Charlie Baker

Massachusetts announces first winners of state’s VaxMillions Giveaway

"I thought it was a scam."

Daniela Maldonado of Chelsea and Darrell Washington of Weymouth. David L. Ryan / The Boston Globe

After getting their COVID-19 vaccine shots earlier this spring, two lucky Massachusetts residents received some life-changing money this week.

Gov. Charlie Baker announced the first two winners in the state’s VaxMillions Giveaway for fully vaccinated residents during a press conference Thursday:

Darrell Washington, a 63-year-old Blue Cross Blue Shield case manager from Weymouth, won the first $1 million cash prize, and Daniela Maldonado, a 15-year-old Chelsea resident, won the giveaway’s first $300,000 scholarship grant.

Baker announced the lottery-style sweepstakes for fully vaccinated residents in June as an incentive for more residents to get their shots.

However, Washington and Maldonado didn’t need any additional persuading; both got their vaccines earlier this spring shortly after they became eligible.


Washington said it was important for him to get vaccinated because he has family members with health conditions that could make them more vulnerable to the virus.

“I just couldn’t imagine me being a host for the virus and then getting them sick and critically ill, and possibly passing away,” he said. “I just couldn’t do that.”

Alluding to much of the vaccine misinformation that has made some skeptical about getting their shots, Washington urged others to “turn off” the people on TV.
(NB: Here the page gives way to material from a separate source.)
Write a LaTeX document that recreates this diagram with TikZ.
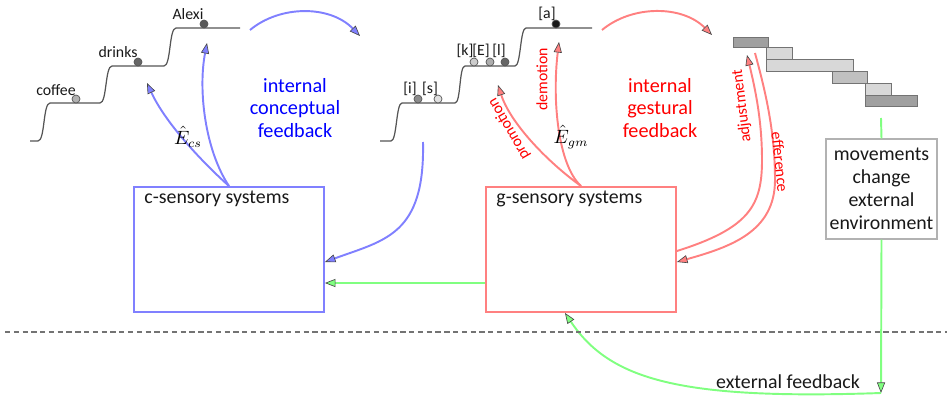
\documentclass[tikz,border=0pt]{standalone}
\usepackage{fontspec}
\setmainfont{Carlito}
\usetikzlibrary{arrows.meta,calc,positioning}
\definecolor{cStroke}{RGB}{128,128,255}
\definecolor{gStroke}{RGB}{255,128,128}
\definecolor{extStroke}{RGB}{128,255,128}
\definecolor{stairInk}{RGB}{85,85,85}
\definecolor{tipInk}{RGB}{70,70,70}
\definecolor{barDark}{RGB}{160,160,160}
\definecolor{barMid}{RGB}{192,192,192}
\definecolor{barLight}{RGB}{216,216,216}
\colorlet{ink}{black!90}
\tikzset{
  cTip/.style={-{Triangle[length=6pt,width=4.6pt,fill=cStroke,color=tipInk,line width=0.35pt]}},
  gTip/.style={-{Triangle[length=6pt,width=4.6pt,fill=gStroke,color=tipInk,line width=0.35pt]}},
  extTip/.style={-{Triangle[length=6pt,width=4.6pt,fill=extStroke,color=tipInk,line width=0.35pt]}},
  cArrow/.style={cTip, draw=cStroke, line width=1.1pt},
  gArrow/.style={gTip, draw=gStroke, line width=1.1pt},
  extArrow/.style={extTip, draw=extStroke, line width=1.1pt},
  extLine/.style={draw=extStroke, line width=1.1pt},
  stair/.style={draw=stairInk, line width=0.7pt},
  dot/.style={circle, draw=stairInk, line width=0.4pt, minimum size=0.16cm, inner sep=0pt},
  word/.style={font=\fontsize{9}{10}\selectfont, text=ink, inner sep=1pt},
  lbl/.style={font=\fontsize{11.3}{12.8}\selectfont, text=ink},
  sensbox/.style={draw, line width=1.1pt, minimum width=3.8cm, minimum height=2.5cm, inner sep=0pt},
  fbtext/.style={font=\fontsize{11.5}{12.8}\selectfont, align=center},
  tag/.style={font=\fontsize{9}{10}\selectfont, text=red, inner sep=1pt},
  bar/.style={draw=black!55, line width=0.5pt}
}

\begin{document}
\begin{tikzpicture}[x=0.02cm,y=-0.02cm]
  \useasboundingbox (0,0) rectangle (947,399);

  % conceptual staircase
  \draw[stair] (30,141) -- (38,141) .. controls (45,141) and (43,103) .. (50,103) -- (100,103)
    .. controls (107,103) and (105,66) .. (112,66) -- (164,66)
    .. controls (171,66) and (169,28) .. (176,28) -- (240,28);
  \node[dot, fill=black!30] (dCoffee) at (76,99) {};
  \node[dot, fill=black!60] (dDrinks) at (138,62) {};
  \node[dot, fill=black!65] (dAlexi) at (204,24) {};
  \node[word] (wCoffee) at (56,90) {coffee};
  \node[word] (wDrinks) at (118,52) {drinks};
  \node[word] (wAlexi) at (188,14) {Alexi};

  % gestural staircase
  \draw[stair] (380,141) -- (391,141) .. controls (397,141) and (396,103) .. (402,103) -- (455,103)
    .. controls (461,103) and (459,66) .. (465,66) -- (515,66)
    .. controls (521,66) and (520,28) .. (526,28) -- (592,28);
  \node[dot, fill=black!45] (dI) at (418,99) {};
  \node[dot, fill=black!12] (dS) at (438,99) {};
  \node[dot, fill=black!20] (dK) at (474,62) {};
  \node[dot, fill=black!32] (dE) at (490,62) {};
  \node[dot, fill=black!60] (dL) at (505,62) {};
  \node[dot, fill=black!90] (dA) at (556,24) {};
  \node[word] (wI) at (410,89) {[i]};
  \node[word] (wS) at (430,89) {[s]};
  \node[word] (wK) at (465,51) {[k]};
  \node[word] (wE) at (481,51) {[E]};
  \node[word] (wL) at (499,51) {[l]};
  \node[word] (wA) at (547,14) {[a]};

  % gestural score
  \foreach \xa/\ya/\xb/\yb/\shade in {733/37/768/47/barDark, 766/47/792/59/barLight,
      766/59/853/71/barLight, 832/71/867/83/barMid, 865/83/891/95/barLight, 865/95/917/106/barDark}{
    \draw[bar, fill=\shade] (\xa,\ya) rectangle (\xb,\yb);
  }

  % systems
  \node[sensbox, draw=cStroke] (csens) at (229,249.5) {};
  \node[lbl, anchor=base west, inner sep=0pt] (csensLbl) at ($(csens.north west)+(11,17)$) {c-sensory systems};
  \node[sensbox, draw=gStroke] (gsens) at (581,249.5) {};
  \node[lbl, anchor=base west, inner sep=0pt] (gsensLbl) at ($(gsens.north west)+(11,17)$) {g-sensory systems};
  \node[lbl, draw=black!30, line width=0.6pt, fill=white, align=center, minimum width=2.22cm,
    minimum height=2.0cm, inner sep=0pt, font=\fontsize{11.3}{13}\selectfont] (move) at (881.5,189)
    {movements\\change\\external\\environment};

  \node[fbtext, text=blue] (cfbText) at (295,108) {internal\\conceptual\\feedback};
  \node[fbtext, text=red] (gfbText) at (660,108) {internal\\gestural\\feedback};

  % free ends
  \coordinate (cfbStart) at (250,30);
  \coordinate (cfbEnd) at (360,36);
  \coordinate (gfbStart) at (602,30);
  \coordinate (gfbEnd) at (712,35);
  \coordinate (cDrinks) at (147,83);
  \coordinate (cAlexi) at (207,43);
  \coordinate (gProm) at (498,85);
  \coordinate (gDem) at (559,42);
  \coordinate (cBack) at (423,142);
  \coordinate (adjTip) at (747,55);
  \coordinate (effStart) at (755,53);
  \coordinate (scoreEnd) at (881,118);
  \coordinate (extCorner) at (881,393);
  \coordinate (dashL) at (5,332);
  \coordinate (dashR) at (947,332);

  % internal feedback loops
  \draw[cArrow] (cfbStart) .. controls (280,5) and (330,5) .. (cfbEnd);
  \draw[gArrow] (gfbStart) .. controls (632,5) and (682,5) .. (gfbEnd);
  \draw[cArrow] (csens.north) .. controls (200,160) and (165,122) .. (cDrinks);
  \draw[cArrow] (csens.north) .. controls (205,150) and (198,90) .. (cAlexi);
  \draw[cArrow] (cBack) .. controls (425,235) and (385,240) .. ($(csens.east)+(0,12.5)$);
  \draw[gArrow] (gsens.north) .. controls (545,160) and (510,122) .. (gProm);
  \draw[gArrow] (gsens.north) .. controls (558,165) and (552,100) .. (gDem);
  \draw[gArrow] ($(gsens.east)+(0,1.5)$) .. controls (750,228) and (762,205) .. (762,160)
    .. controls (762,120) and (755,88) .. (adjTip);
  \draw[gArrow] (effStart) .. controls (765,90) and (775,130) .. (775,180)
    .. controls (775,232) and (730,247) .. ($(gsens.east)+(0,12.5)$);

  \node[font=\fontsize{10.5}{12}\selectfont, inner sep=0pt] (ecs) at (188,137) {$\hat{E}_{cs}$};
  \node[font=\fontsize{10.5}{12}\selectfont, inner sep=0pt] (egm) at (571,137) {$\hat{E}_{gm}$};
  \node[tag, rotate=120] (promTag) at (509,129) {promotion};
  \node[tag, rotate=90] (demTag) at (542,79) {demotion};
  \node[tag, rotate=97] (adjTag) at (742,106) {adjustment};
  \node[tag, rotate=-84] (effTag) at (780,162) {efference};

  % external loop
  \draw[extArrow] ($(gsens.west)+(0,33.5)$) -- ($(csens.east)+(0,33.5)$);
  \draw[extLine] (scoreEnd) -- (move.north);
  \draw[extArrow] (move.south) -- (extCorner);
  \draw[extArrow] (extCorner) .. controls (680,400) and (610,380) .. ($(gsens.south)+(-16,0)$);
  \node[lbl] (extText) at (788,382) {external feedback};

  \draw[black!55, line width=0.6pt, dash pattern=on 3pt off 2pt] (dashL) -- (dashR);
\end{tikzpicture}
\end{document}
“Just really ask yourself, ‘Is your child, is your spouse, is your grandparents — are they worth you getting a vaccination?'” he said. “I mean that risk seems to be very, very easy for me to resolve. I think you will, too. If you care about them, you will probably do that.”

Maldonado, a rising sophomore at Chelsea High School, said she initially couldn’t believe it when her mom told her she won the scholarship grant.

“I thought it was a scam,” she said, laughing.

But as a low-income family in a city that has been among the hardest hit — both by the virus and the economic impacts of the pandemic — in Massachusetts, she added that she was “really happy” to get the opportunity to go on to college.


Even as just a sophomore, Maldonado said she’s prospectively looking at Boston University and the University of Massachusetts.

“We are a low-income family, so it was going to be hard for me to go continue my education,” said Maldonado, who noted that she’s interested in world history and math.

The event Thursday was the first of five weekly announcements, which will award five $1 million cash prizes to fully vaccinated residents who are at least 18 years old and five $300,000 scholarship grants to the those who are 12 to 17 years old.

Thursday is also the final day that vaccinated residents can register to be eligible for all four of the remaining VaxMillions drawings.

The second round of winners will be picked and announced next week.

Officials say that more than 2 million of the state’s 4.3 million vaccinated residents have signed up for the contest. To be eligible, residents must get both doses of the Pfizer or Moderna vaccine or the one shot of the Johnson & Johnson vaccine at least four days before each of the five drawings.

The first winners’ names were randomly selected Monday, and officials worked over the past several days to contact them and verify their vaccination status. Potential winners have 24 hours to respond to the Department of Public Health officials’ emails and phone calls to claim their prize.


Washington joked Thursday that he went so far as to Google the name of the DPH official who contacted him this week, assuming it might be spam.

“I was like, ‘Oh my God. This is real,'” he said. “I was just hesitant, and I responded back, and as the days went on, things started happening, and I’m like, ‘OK… maybe this is real.'”

While he had been looking at retirement, Washington added that he’s not there quite yet, even with the new windfall of money.

“I’ll be doing good things with it,” he said, later adding, “Plenty to do, plenty to do.”

Baker announced the VaxMillions Giveaway after other states saw some success using the so-called vaccine lotteries as an incentive to nudge holdouts to get their shots. Massachusetts, which has the second-highest rate of fully vaccinated residents in the country, has seen the demand for shots slow since spring, though the state continues to administer thousands of doses a day.

According to state data, nearly 75 percent of Massachusetts adults are fully vaccinated, and over 84 percent have gotten at least one shot. Of the 4.5 million eligible residents who are at least partially vaccinated, Baker said Thursday that 200,000 got their shots after the VaxMillions Giveaway was announced.